Book Description
Set in the German-occupied city of Prague during the
twilight of World War II, The Widow Killer is an
extraordinary achievement by a literary artist of the first
rank. The novel opens jarringly with the gruesome murder of
the baroness of Pomerania, the widow of a German Wehrmacht
general, by a perverted serial killer. The coroner's report
determines that the victim did not resist and was not raped.

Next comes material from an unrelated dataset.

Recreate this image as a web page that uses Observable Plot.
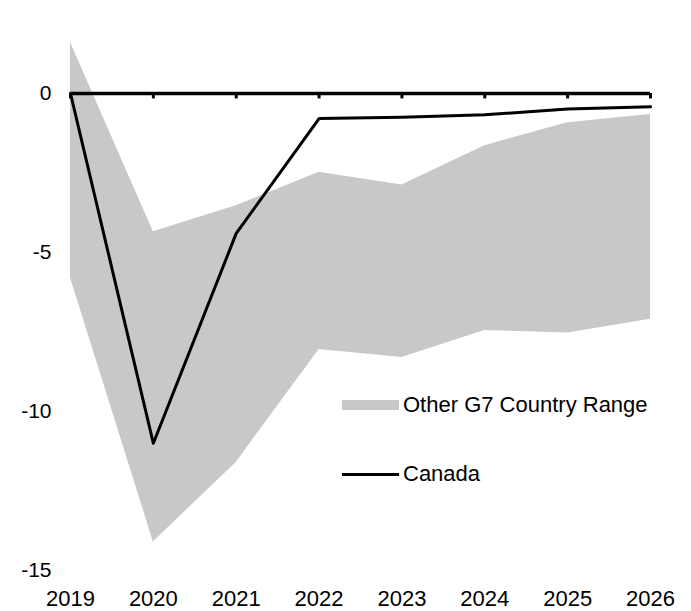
<!DOCTYPE html>
<html>
<head>
<meta charset="utf-8">
<script src="https://cdn.jsdelivr.net/npm/d3@7"></script>
<script src="https://cdn.jsdelivr.net/npm/@observablehq/plot@0.6"></script>
<style>
  body { margin: 0; background: #fff; }
  #wrap { position: relative; width: 691px; height: 611px; font-family: "Liberation Sans", Arial, sans-serif; }
  .leg { position: absolute; display: flex; align-items: center; font-size: 22px; color: #000; white-space: nowrap; }
  .sw-area { width: 57px; height: 10px; background: #c8c8c8; margin-right: 4px; }
  .sw-line { width: 57px; height: 3px; background: #000; margin-right: 4px; }
</style>
</head>
<body>
<div id="wrap"></div>
<script>
const years = [2019, 2020, 2021, 2022, 2023, 2024, 2025, 2026];
const rangeHigh = [1.6, -4.35, -3.53, -2.48, -2.88, -1.64, -0.92, -0.66];
const rangeLow = [-5.8, -14.1, -11.6, -8.05, -8.3, -7.45, -7.53, -7.1];
const canada = [0, -11.0, -4.4, -0.79, -0.75, -0.67, -0.49, -0.42];
const yTicks = [0, -5, -10, -15];
const legendLabels = ["Other G7 Country Range", "Canada"];

const rows = years.map((y, i) => ({year: y, hi: rangeHigh[i], lo: rangeLow[i], ca: canada[i]}));

const chart = Plot.plot({
  width: 691,
  height: 611,
  marginLeft: 70,
  marginRight: 41,
  marginTop: 93,
  marginBottom: 41,
  style: {fontSize: "22px", fontFamily: "Liberation Sans, Arial, sans-serif", color: "#000", background: "#fff", overflow: "visible"},
  x: {domain: [2019, 2026]},
  y: {domain: [-15, 0]},
  marks: [
    Plot.areaY(rows, {x: "year", y1: "lo", y2: "hi", fill: "#c8c8c8"}),
    Plot.ruleY([0], {stroke: "#000", strokeWidth: 3.5}),
    Plot.ruleX(years, {x: d => d, y1: 0, y2: -0.17, stroke: "#000", strokeWidth: 3}),
    Plot.line(rows, {x: "year", y: "ca", stroke: "#000", strokeWidth: 3}),
    Plot.axisX({ticks: years, tickFormat: d => String(d), tickSize: 0, tickPadding: 20, fontSize: 22, label: null}),
    Plot.axisY({ticks: yTicks, tickFormat: d => String(d), tickSize: 0, tickPadding: 19, fontSize: 21, label: null})
  ]
});

const wrap = document.getElementById("wrap");
wrap.appendChild(chart);

const l1 = document.createElement("div");
l1.className = "leg";
l1.style.left = "342px"; l1.style.top = "392px";
l1.innerHTML = `<span class="sw-area"></span><span>${legendLabels[0]}</span>`;
wrap.appendChild(l1);

const l2 = document.createElement("div");
l2.className = "leg";
l2.style.left = "342px"; l2.style.top = "461px";
l2.innerHTML = `<span class="sw-line"></span><span>${legendLabels[1]}</span>`;
wrap.appendChild(l2);
</script>
</body>
</html>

Mysteriously, her heart was removed and vanished with the
killer.
So begins this savage morality tale in which good and evil
collide against a backdrop of political turmoil. The unlikely
pair of Jan Morava, a rookie Czech detective, and Erwin
Buback, a Gestapo agent who is questioning his loyalty to the
Nazis, set out to track down the sadistic killer before he
can strike again. But as Morava and Buback follow the
killer's bloody trail through Prague, it becomes clear that
he is not a political radical or a wartime dissident but a
tormented psychopath. In the downward spiral of the Third
Reich's final days, both officers must tirelessly search for
a sinister murderer while grappling with their own emotional
demons.
As the war proceeds to its gruesome end, the narrative
sinuously shifts perspectives, taking us deep into the
emotional maelstrom of each of the characters: young Morava,
struggling to find love and approval in a war-torn city; the
disillusioned Buback, haunted by the ghosts of his beloved
wife and daughter; and the tormented killer, sent on a bloody
rampage to please "her whom be obeys."
Weaving a delicate tale of human struggle under a
thrilling murder, Pavel Kohout has created a memorable work
of fiction that will rank as one the last important novels
from one the war's direct eyewitnesses.